抗日戦争が終わった2年後の47年、8年間の抗日戦争中(1937〜1945年)に起こったある家族の悲劇を表した蔡楚生監督の『春の河、東へ流る(一江春水向東流)』は、80日の連続上映の間、チケットの売れ行きが衰えないという好調な興行成績だった。この作品は、戦争によってすべての人、すべての家庭にもたらされた痛みと変化を描き、観衆の深い共鳴を得た。民族の重みと国家の歴史、そしてストーリーの感化力が入り交じり、家庭の倫理を表したこの映画は、歴史上の出来事を扱った最高水準の国民的な映画となったのだ。

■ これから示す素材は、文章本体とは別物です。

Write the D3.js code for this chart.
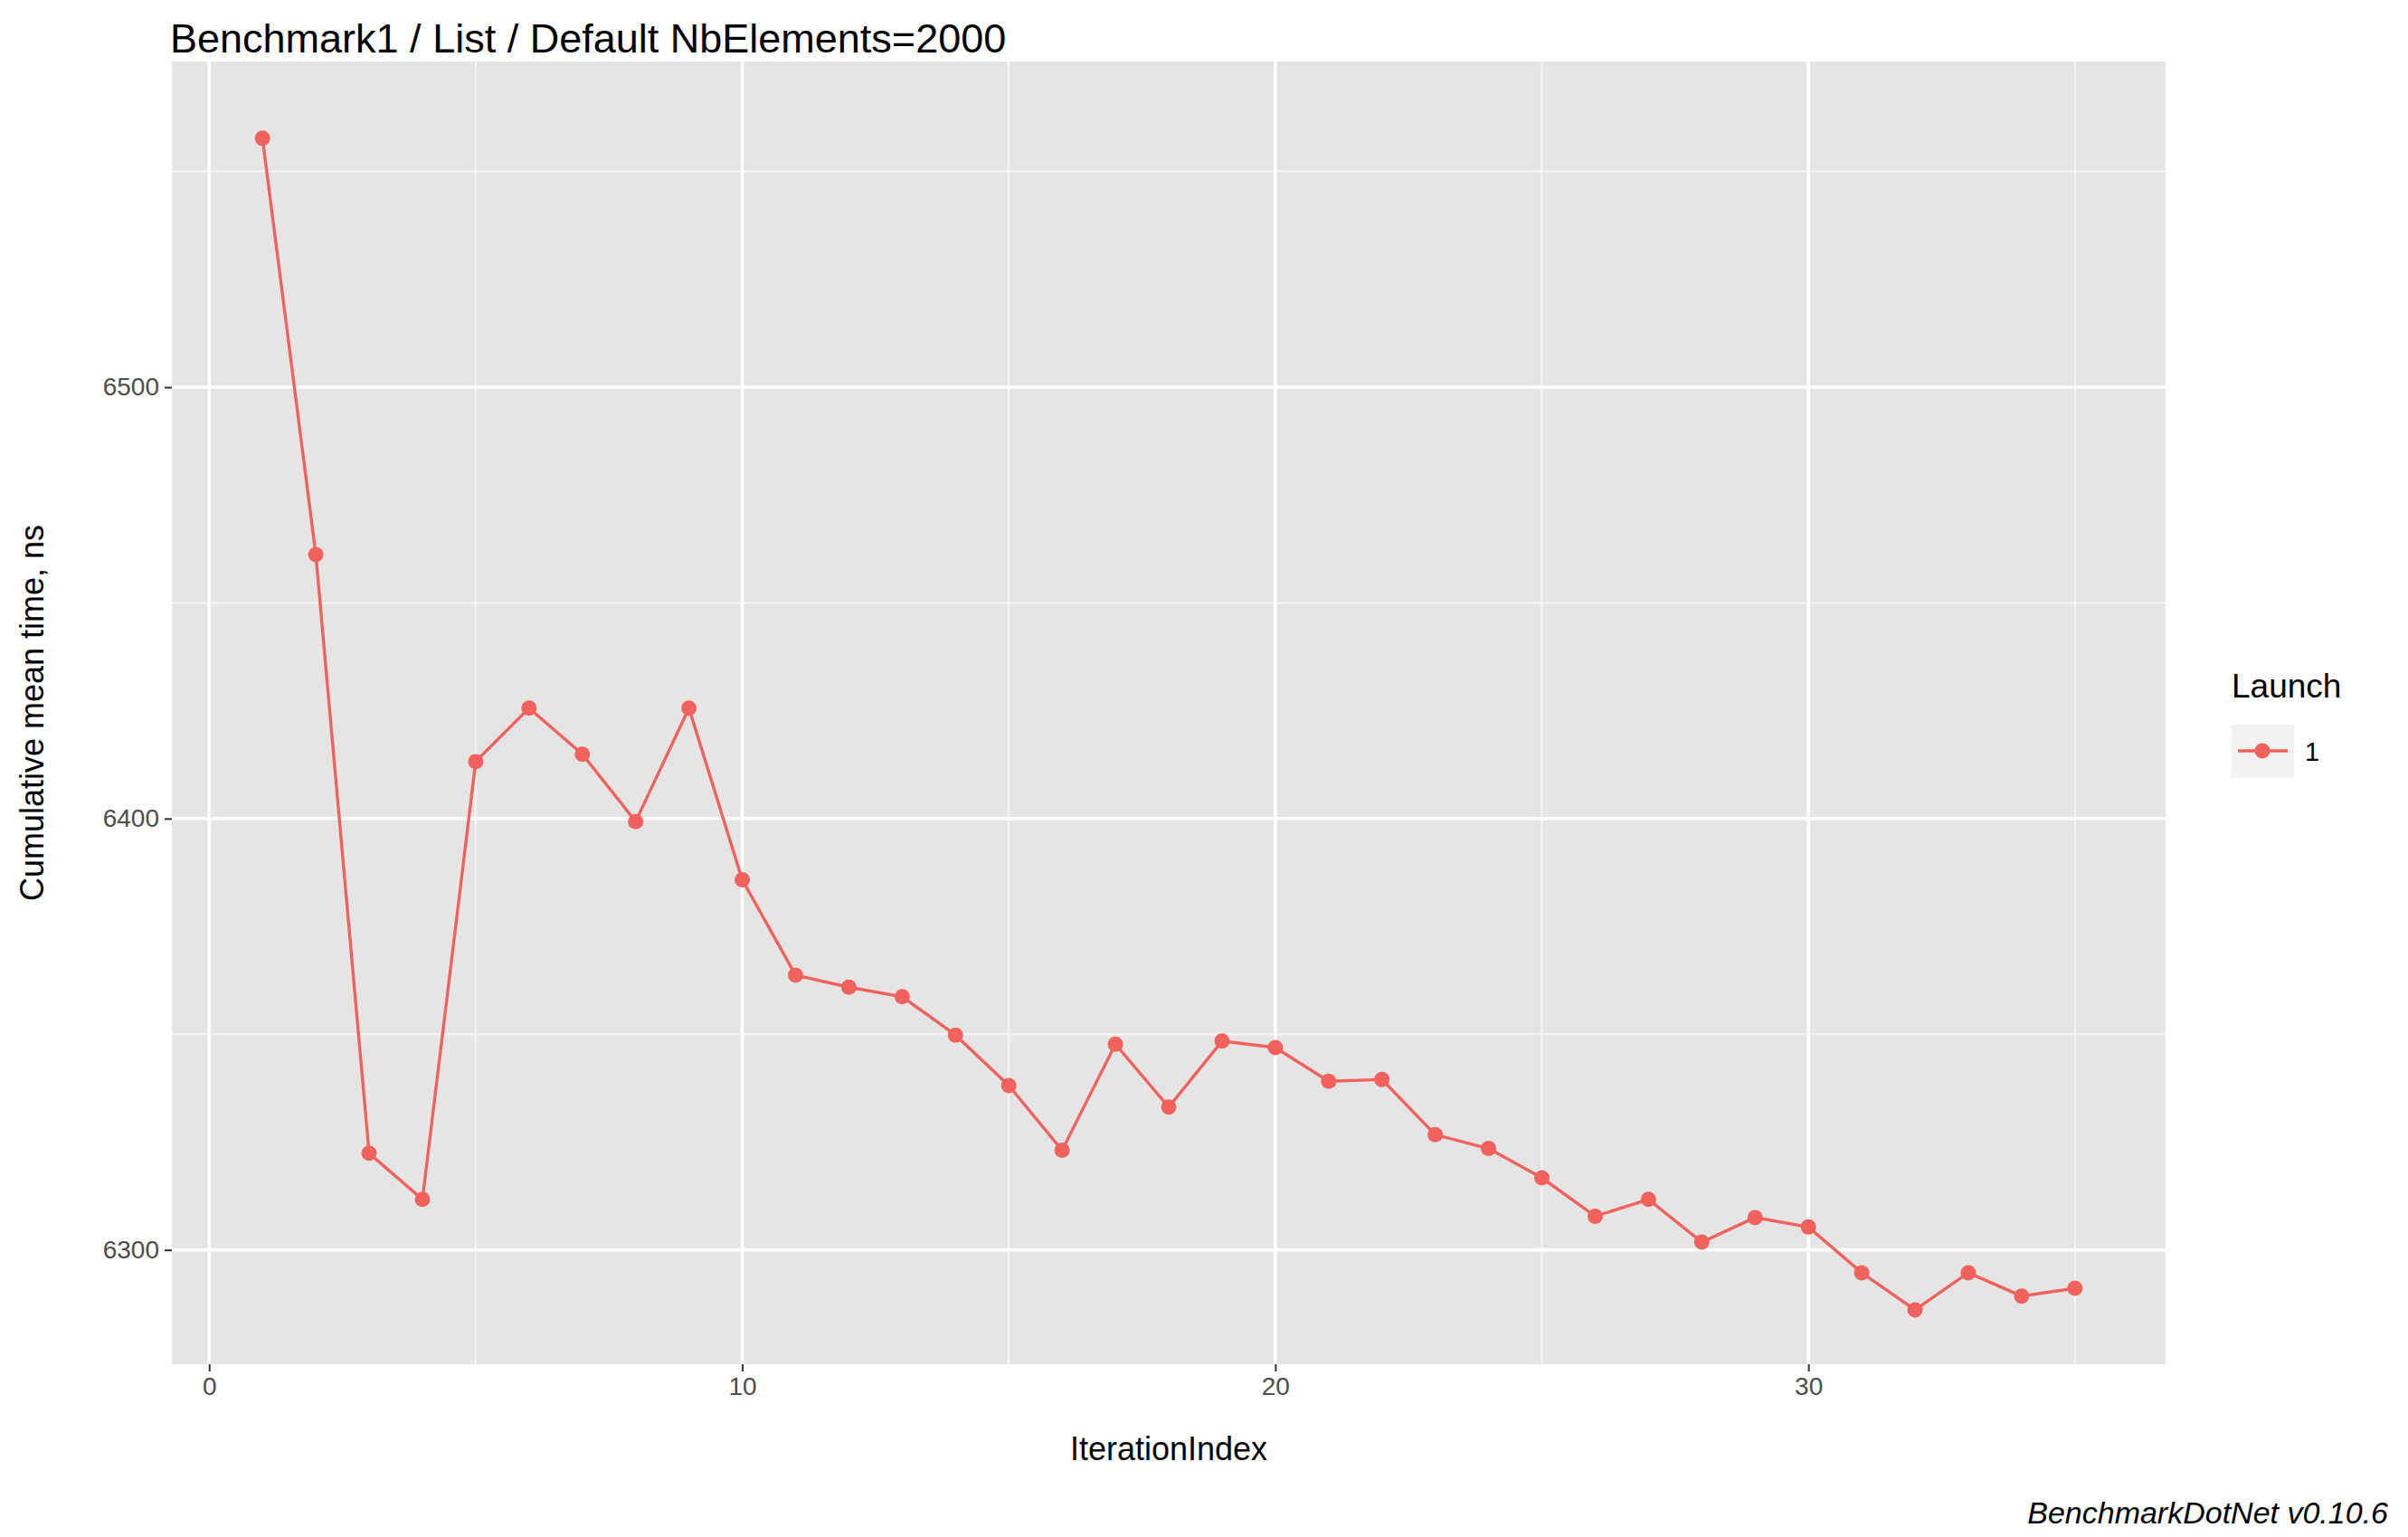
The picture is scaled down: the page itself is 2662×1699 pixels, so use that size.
<!DOCTYPE html><html><head><meta charset="utf-8"><script src="https://cdn.jsdelivr.net/npm/d3@7"></script>
<style>body{margin:0;background:#fff}text{font-family:"Liberation Sans",Arial,sans-serif}</style></head><body>
<script>
const iterations=[1,2,3,4,5,6,7,8,9,10,11,12,13,14,15,16,17,18,19,20,21,22,23,24,25,26,27,28,29,30,31,32,33,34,35];
const meanTime=[6557.7,6461.2,6322.4,6311.7,6413.2,6425.6,6414.9,6399.3,6425.6,6385.8,6363.7,6360.9,6358.7,6349.8,6338.1,6323.1,6347.7,6333.1,6348.4,6346.9,6339.1,6339.5,6326.7,6323.5,6316.7,6307.8,6311.7,6301.8,6307.5,6305.3,6294.7,6286.1,6294.7,6289.3,6291.1];
const xTicks=[0,10,20,30];
const yTicks=[6300,6400,6500];
const W=2662,H=1699,L=190,R=2394,T=68,B=1508;
const svg=d3.select("body").append("svg").attr("width",W).attr("height",H);
const x=d3.scaleLinear().domain([-0.7,36.7]).range([L,R]);
const y=d3.scaleLinear().domain([6273.5,6575.5]).range([B,T]);
svg.append("rect").attr("x",L).attr("y",T).attr("width",R-L).attr("height",B-T).attr("fill","#e5e5e5");
const minorX=[5,15,25,35],minorY=[6350,6450,6550];
minorX.forEach(v=>svg.append("line").attr("x1",x(v)).attr("x2",x(v)).attr("y1",T).attr("y2",B).attr("stroke","#f5f5f5").attr("stroke-width",2));
minorY.forEach(v=>svg.append("line").attr("y1",y(v)).attr("y2",y(v)).attr("x1",L).attr("x2",R).attr("stroke","#f5f5f5").attr("stroke-width",2));
xTicks.forEach(v=>svg.append("line").attr("x1",x(v)).attr("x2",x(v)).attr("y1",T).attr("y2",B).attr("stroke","#fff").attr("stroke-width",3.6));
yTicks.forEach(v=>svg.append("line").attr("y1",y(v)).attr("y2",y(v)).attr("x1",L).attr("x2",R).attr("stroke","#fff").attr("stroke-width",3.6));
const xa=svg.append("g").attr("transform",`translate(0,${B})`).call(d3.axisBottom(x).tickValues(xTicks).tickFormat(d3.format("d")).tickSize(8).tickPadding(6));
const ya=svg.append("g").attr("transform",`translate(${L},0)`).call(d3.axisLeft(y).tickValues(yTicks).tickFormat(d3.format("d")).tickSize(8).tickPadding(6));
[xa,ya].forEach(a=>{a.select(".domain").remove();a.selectAll("line").attr("stroke","#333").attr("stroke-width",2);a.selectAll("text").attr("font-size",28).attr("fill","#4d4d4d").attr("font-family","Liberation Sans, Arial")});
const col="#f1625d";
svg.append("path").datum(iterations.map((d,i)=>[d,meanTime[i]])).attr("fill","none").attr("stroke",col).attr("stroke-width",3.4)
 .attr("d",d3.line().x(d=>x(d[0])).y(d=>y(d[1])));
svg.selectAll("circle.p").data(iterations).enter().append("circle").attr("cx",d=>x(d)).attr("cy",(d,i)=>y(meanTime[i])).attr("r",8.5).attr("fill",col);
svg.append("text").attr("x",188).attr("y",58).attr("font-size",45).text("Benchmark1 / List / Default NbElements=2000");
svg.append("text").attr("x",(L+R)/2).attr("y",1614).attr("text-anchor","middle").attr("font-size",36).text("IterationIndex");
svg.append("text").attr("transform",`translate(48,${(T+B)/2}) rotate(-90)`).attr("text-anchor","middle").attr("font-size",36).text("Cumulative mean time, ns");
svg.append("text").attr("x",2467).attr("y",771).attr("font-size",37).text("Launch");
svg.append("rect").attr("x",2467).attr("y",801).attr("width",69).attr("height",59).attr("fill","#f2f2f2");
svg.append("line").attr("x1",2474).attr("x2",2529).attr("y1",830).attr("y2",830).attr("stroke",col).attr("stroke-width",3.4);
svg.append("circle").attr("cx",2501).attr("cy",830).attr("r",8.5).attr("fill",col);
svg.append("text").attr("x",2548).attr("y",841).attr("font-size",29).text("1");
svg.append("text").attr("x",2640).attr("y",1684).attr("text-anchor","end").attr("font-size",34).attr("font-style","italic").text("BenchmarkDotNet v0.10.6");
</script></body></html>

新中国の成立後、抗日戦争は依然として中国映画にとって重要な題材であった。しかし、多くの中国人が今でもよく覚えている50年代初めから60年代末の映画における、日本軍のイメージは、微妙に変化していった。
50年代初期の『小さな密使(鶏毛信)』は1人の子供の目から見た日本軍の残虐さと恐ろしさを表している。50年代中期の『平原遊撃隊』は、最期のあがきをする日本軍の頭目を遊撃隊長が撃ち殺し、仇を討つという物語だ。
60年代初期の『地雷戦』では、地雷に怯えて精神が錯乱した日本軍の頭目が、最後には自らの刀で地雷を割ろうとし、爆発させてしまう。60年代初期の『わんぱく兵チャン(小兵張カツ)』の中に出てくる、わんぱくな少年遊撃隊員は、怒りだした日本軍の頭目をさんざんにからかう。60年代中期の『地下道戦(地道戦)』では、父親を日本軍に殺された遊撃隊長が日本軍の頭目を捕らえ、「目をしっかり見開いて、人民戦争の威力をよく見ろ」と言いつける。
映画の中の日本軍は、もちろんすべて中国人の役者が演じているが、日本軍のイメージは、傲慢で横暴なものから、頭を下げて捕らえられている姿に変わった。これは、中国が日本の戦犯に対して行った改造が成功したことと直接関係しており、戦勝国の自信ある姿をスクリーン上で確立させたのだ。
『中日平和友好条約』が締結された後、中日両国は友好のハネムーン時代に入る。79年に撮られた『櫻――サクラ』では、中国映画で初めてタイトルに外国語が用いられた。中国に置き去りにされた日本の残留孤児の問題に初めて触れ、なおかつ中日の経済や技術協力を歓迎した作品である。しかし、映画の中の日本人役はやはり中国人が演じた。